Defendant additionally argues that Plaintiffs fail to allege the element of causation. In paragraphs 97 and 98 of the Complaint, Plaintiffs allege that they have sustained damages including a loss of equitable interest in the family home as a result of Defendant’s conduct in interfering with what should have been their inheritance. This is sufficient to plead causation. In addition, in paragraphs 84 through 98 of the Complaint, Plaintiffs have adequately alleged facts to support the remaining elements of IIEI.
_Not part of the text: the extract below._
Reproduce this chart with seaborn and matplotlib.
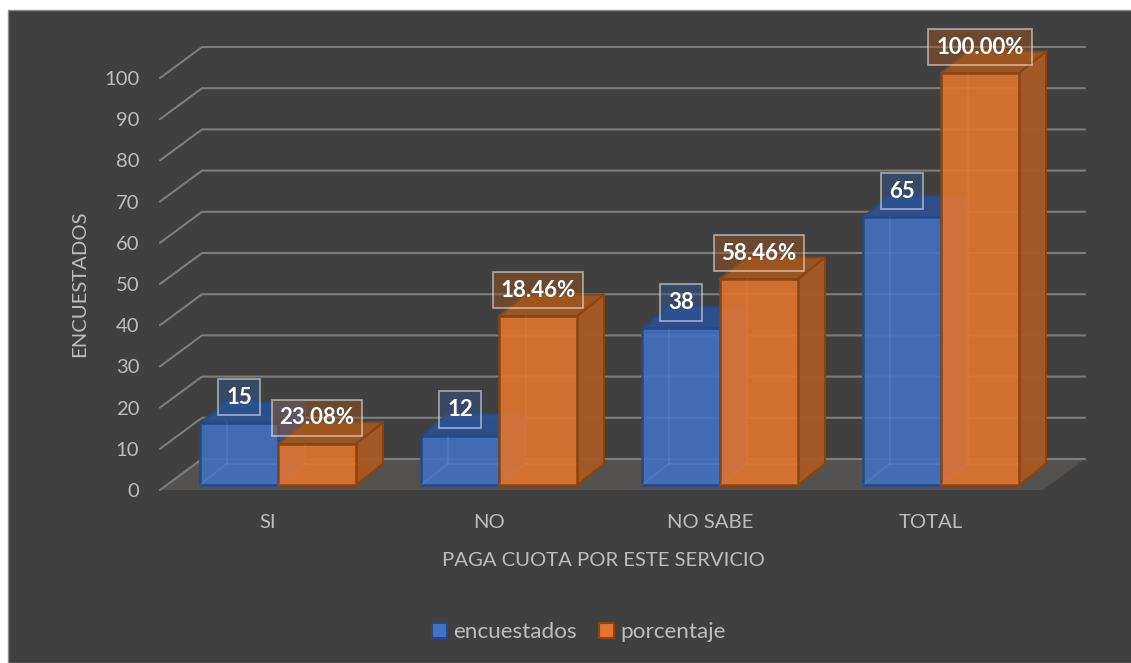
import matplotlib
matplotlib.use("Agg")
import matplotlib.pyplot as plt
import seaborn as sns
import pandas as pd
from matplotlib.patches import Polygon, Patch, Rectangle
from matplotlib.colors import to_rgba

categories = ["SI", "NO", "NO SABE", "TOTAL"]
encuestados = [15, 12, 38, 65]
porcentaje = [10, 41, 50, 100]
labels_enc = ["15", "12", "38", "65"]
labels_por = ["23.08%", "18.46%", "58.46%", "100.00%"]
y_ticks = list(range(0, 101, 10))

BG = "#404040"
TXT = "#bdbdbd"
GRID = "#7d7d7d"
FLOOR = "#545151"
FONT = "Lato"
FS = 14.6

W, H = 1131, 663
PXY = 4.12          # pixels per value unit
PXX = 221.0         # pixels per category
L, R, B, T = 160, 1085, 490, 40   # axes box in pixels

sns.set_theme(style="white")
plt.rcParams["font.family"] = [FONT, "DejaVu Sans"]
fig = plt.figure(figsize=(W / 100, H / 100), dpi=100, facecolor="white")
fig.add_artist(Rectangle((7.5 / W, 0), 1, 1 - 9.5 / H, transform=fig.transFigure,
                         fc=BG, ec="#8c8c8c", lw=1, zorder=-1))
ax = fig.add_axes([L / W, 1 - B / H, (R - L) / W, (B - T) / H])
ax.patch.set_alpha(0)

df = pd.DataFrame({
    "cat": categories * 2,
    "val": encuestados + porcentaje,
    "serie": ["encuestados"] * 4 + ["porcentaje"] * 4,
})
colors = {"encuestados": "#4272c2", "porcentaje": "#e27530"}
style = {
    "encuestados": dict(edge="#234a86", side="#2f5596", top="#2c4f8e"),
    "porcentaje": dict(edge="#8a4410", side="#a85a24", top="#a0561f"),
}
sns.barplot(data=df, x="cat", y="val", hue="serie", palette=colors, order=categories,
            width=156 / PXX, gap=0, saturation=1, legend=False, ax=ax)

x0, x1 = (L - 278) / PXX, (R - 278) / PXX
ax.set_xlim(x0, x1)
ax.set_ylim(0, (B - T) / PXY)

# floor and receding gridlines (pixels converted to value units)
gdx, gdy = 42 / PXX, 31 / PXY
ax.add_patch(Polygon([(x0, 0), (x0 + gdx, gdy), (x1, gdy), (x1 - gdx, 0)],
                     closed=True, fc=FLOOR, ec="none", zorder=0.2, clip_on=False))
for v in y_ticks:
    ax.plot([x0, x0 + gdx, x1], [v, v + gdy, v + gdy], color=GRID, lw=1.5,
            zorder=0.5, clip_on=False, solid_joinstyle="miter")

# 3D box built from each bar of the library
BASE = 5 / PXY
dx, dy = 27 / PXX, 21.5 / PXY
z = 2.0
for container, serie, texts in zip(ax.containers, ["encuestados", "porcentaje"],
                                   [labels_enc, labels_por]):
    st = style[serie]
    for bar, lab in zip(container, texts):
        xl, w, h = bar.get_x(), bar.get_width(), bar.get_height()
        xr = xl + w
        bar.set_y(BASE)
        top = BASE + h
        ax.add_patch(Polygon([(xr, BASE), (xr + dx, BASE + dy), (xr + dx, top + dy), (xr, top)],
                             closed=True, fc=to_rgba(st["side"], 0.96), ec=st["edge"], lw=1.4,
                             zorder=z + 0.1, joinstyle="round"))
        ax.add_patch(Polygon([(xl, top), (xl + dx, top + dy), (xr + dx, top + dy), (xr, top)],
                             closed=True, fc=to_rgba(st["top"], 0.96), ec=st["edge"], lw=1.4,
                             zorder=z + 0.2, joinstyle="round"))
        bar.set_facecolor(to_rgba(colors[serie], 0.9))
        bar.set_edgecolor(st["edge"])
        bar.set_linewidth(1.8)
        bar.set_zorder(z + 0.3)
        # faint inner back edges seen through the translucent front face
        inner = to_rgba("#8fb0ee", 0.16) if serie == "encuestados" else to_rgba("#ff9a50", 0.12)
        ax.plot([xl + dx, xl + dx], [BASE + dy, top], color=inner, lw=1.2, zorder=z + 0.4)
        ax.plot([xl, xl + dx], [BASE, BASE + dy], color=inner, lw=1.2, zorder=z + 0.4)
        ax.plot([xl + dx, xr], [BASE + dy, BASE + dy], color=inner, lw=1.2, zorder=z + 0.4)
        ax.annotate(lab, xy=(xl + w / 2, top), xytext=(0, 26 * 0.72), textcoords="offset points",
                    ha="center", va="center", color="white", fontsize=16, fontweight="bold",
                    zorder=20, annotation_clip=False,
                    bbox=dict(boxstyle="square,pad=0.35",
                              fc=to_rgba("#2f5596" if serie == "encuestados" else "#a0561f", 0.45),
                              ec=(1, 1, 1, 0.5), lw=1.3))
        z += 0.5

# axes furniture
ax.set_yticks(y_ticks)
ax.set_yticklabels([str(v) for v in y_ticks], color=TXT, fontsize=FS)
ax.set_xticks([i - 10 / PXX for i in range(len(categories))])
ax.set_xticklabels(categories, color=TXT, fontsize=FS)
ax.tick_params(axis="y", length=0, pad=15)
ax.tick_params(axis="x", length=0, pad=17)
for s in ax.spines.values():
    s.set_visible(False)
ax.grid(False)
ax.set_xlabel("PAGA CUOTA POR ESTE SERVICIO", color=TXT, fontsize=FS)
ax.set_ylabel("ENCUESTADOS", color=TXT, fontsize=FS)
ax.xaxis.set_label_coords((603 - L) / (R - L), (B - 561) / (B - T), transform=ax.transAxes)
ax.yaxis.set_label_coords((80 - L) / (R - L), (B - 284) / (B - T), transform=ax.transAxes)
ax.xaxis.label.set_verticalalignment("center")
ax.yaxis.label.set_verticalalignment("center")

handles = [Patch(fc=colors[k], ec=style[k]["edge"], lw=1.5, label=k) for k in ["encuestados", "porcentaje"]]
leg = ax.legend(handles=handles, loc="center", bbox_to_anchor=(579 / W, 1 - 632 / H),
                bbox_transform=fig.transFigure, ncol=2, frameon=False, fontsize=16.2,
                handlelength=0.65, handleheight=0.65, handletextpad=0.3, columnspacing=1.0,
                labelcolor=TXT)

fig.savefig("out.png", dpi=100, facecolor=fig.get_facecolor())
With respect to both causes of action, Defendant argues that because the
Oosdyke Trust is still revocable and can be amended, Plaintiffs have not yet
suffered any damages, and thus their claims are premature. No legal authority
is cited to support this argument.
Finally, Defendant argues that this case belongs in Probate Division. Breach of contract and IIEI are civil claims. As discussed above, Plaintiffs have pled facts suggesting they have no adequate probate remedy with respect to their claims, because the estate of Peggy Oosdyke lacks assets. Furthermore, Plaintiffs have a right to a jury in this action, having posted jury fees. (Not. of Posting Jury Fees [ROA 19].)
Accordingly, based on the foregoing, the demurrer is overruled. Within 15 days, Defendant shall file an answer to the Complaint. Defendant shall serve the answer in accordance with the Code of Civil Procedure.
Plaintiffs shall give notice of the ruling.